Uncertainty and unknowns still reign despite the triggering of Article 50.

Nonetheless, there does seem to be more food companies and other industry stakeholders operating in the UK taking a pragmatic view of Brexit – cognisant of the uncertainty and the potential challenges that lie ahead but prepared to roll up their sleeves and do business.

Of course, rare is the executive that wants to be seen to be talking their business or industry down. It is possible behind closed doors pragmatism gives way to pessimism. But the growing number of voices prepared to talk publicly of “optimism” and “opportunities” has been striking.

Speaking to just-food today, Robert Watson, the CEO of the UK-based international meat packer Hilton Food Group, said Brexit would make no difference to his company’s overseas ambitions.

“Our strategy towards geographic expansion has not changed one bit – pre the vote or after the vote,” Watson said of a company that between 2000 and 2016 set up businesses in markets including Netherlands, Ireland, Sweden, Poland and Portugal. “Most of our expansion will come from outside the UK and we like to think some of that could happen in Europe and some of that could come outside Europe.” 

Even among smaller UK food producers, there are companies that see Brexit as a chance to drive growth outside their domestic market and outside the EU. “Seventy per cent of UK exports are within the EU and we are missing the opportunities outside of the EU. I think this will open up doors for all of the opportunities we have been missing. We have 28 countries in the EU and there’s probably only about six or seven countries where consumers have really got the buying people. We will have a lot more opportunities outside the EU to focus on,” Raheel Rehman, the recently-appointed export sales manager at UK baby food business Annabel Karmel, told just-food last week at the IFE trade show in London.

At the IFE exhibition, held last week in London’s Docklands, a seminar was held to discuss the potential impact Brexit could have on UK food and drink exports.

Exports is an area in which the UK government has been trying to be more proactive in recent years, not least in the face of intensifying competition from some of its near neighbours. Rob Furse, food and drink specialist at the UK’s Department of International Trade, highlighted the Government’s recently-announced “action plan” to drive exports and added: “We are proactively focusing on all markets, whether they be soft European or Asia or Latin America. We really do have the opportunities to shape what we’re doing in terms of exports.”
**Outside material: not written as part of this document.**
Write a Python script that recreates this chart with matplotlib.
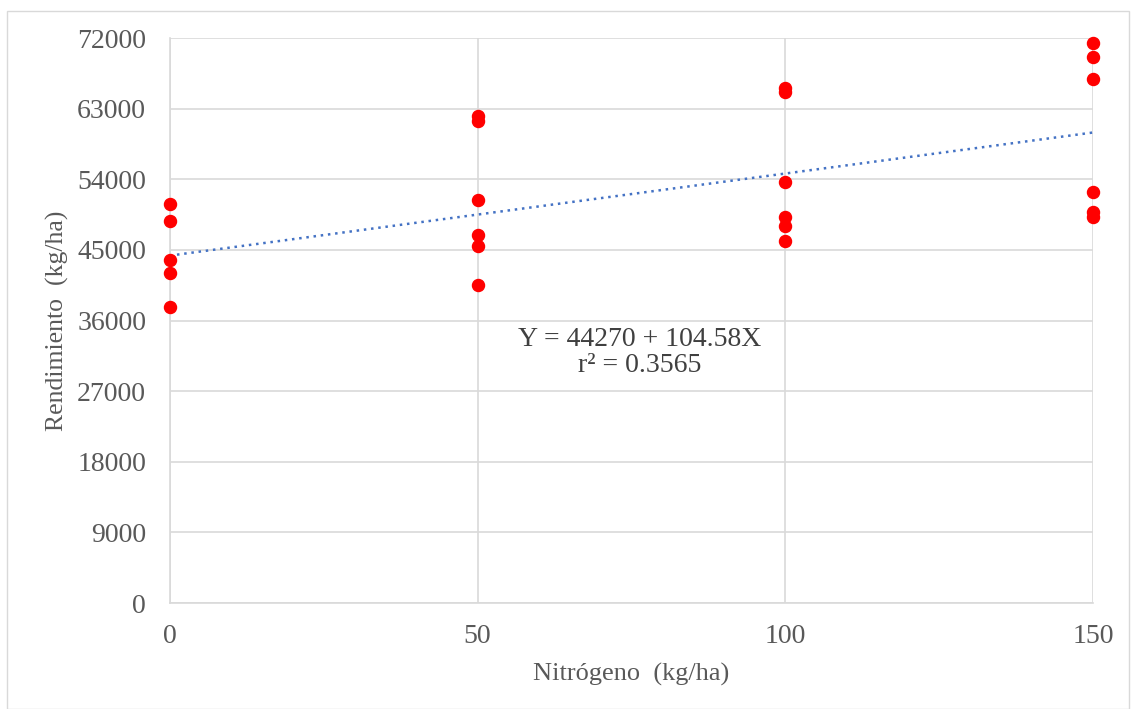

Simon Waring, the managing director at UK export consultants Green Seed, told the audience he was positive about the prospects for business. “Brexit is going to obviously present a lot of challenges but I think we need to err on the side of optimism. There will be plenty of opportunities for us, as much on our doorstep in the EU, as in markets further afield.”

The seminar did, however, have some important messages for UK exporters to heed. The weakness in sterling since the UK referendum has made the country’s exports more competitive and helped some food businesses win deals they may not have been able to secure in the past.

However, UK exporters should not get carried away by the current weakness in the pound. 

“I run my own export business,” the DIT’s Furse said. “I don’t think a weak pound is a good base for exporting.” Green Seed’s Waring added: “You should be thinking more about whether you’d be happy to export to other countries in the EU if the rate was going to be EUR1.40 or EUR1.40-plus because it was last year. If you can’t be doing business at the upper end of the currency rates then you shouldn’t be thinking about it right now.”

And, of course, for all the benefit the decline in sterling has brought to UK businesses in export markets, it has had a negative impact in other ways. “The exchange rate is very much in our favour but we’ve got to remember that’s balanced with the increased cost of importing ingredients to make the products,” Sandra Sullivan, director at the UK Food & Drink Exporters Association, said at the IFE seminar.

That dynamic has an impact on doing business domestically, let alone potentially eating into the benefit a UK business could see in export markets.

Fledgling UK baby food business For Aisha has built a domestic business serving retailers including Tesco and Asda and is starting to look to build on some early steps it has made internationally. Mark Salter, the founder and majority shareholder of For Aisha, says the company, though growing domestically and eyeing more international deals this year “is under tremendous margin pressure because of Brexit”.

“We haven’t passed on a penny but we’ve lost about 19% off our bottom line purely because the value of the pound has dropped. That’s really worrying as that would have been our margin we could have invested further. We have to hold our nerve and see what happens with the exchange rate,” Salter says. “I don’t think we’re in a position to up our prices. We’re still a new brand and I think we’ll see what happens with the market leaders. They must have the same margin issues we do.”

Therein lies a critical point. UK exporters need to ensure their domestic business is on a sound footing before putting more time and resources onto international markets, even if exchange rates look helpful at present.

“If you’re dealing with the food market in the UK, it’s likely you’re dealing with one or two major customers; keeping them happy is going to be a primary concern. It’s only after you’ve started thinking about those things can you add in the international dimension. You need to look at things in the round rather than the export situation,” Waring said at last week’s IFE seminar.

The uncertainties abound. Trade, regulations, labelling, labour: it’s enough to keep many awake at night.

However, there is a sense more UK exporters are, while aware of the challenges they face and the unknowns with which they may have to grapple, are looking ahead in a cautious, pragmatic manner.

“We are where we are,” Tony Goodman, the CEO of UK crisps-to-chocolate maker Yumsh Snacks, says. “It reminds me of the old joke: ‘What’s the best way to get to London?’ And the old guy offering directions says: ‘I wouldn’t start from here.’ But this is where we are and my view is we just have to get on with it. We’re continuing to push as many open doors as we possibly can. Whatever the result, we have try to make the best of it. There’s no point in thinking any other way.”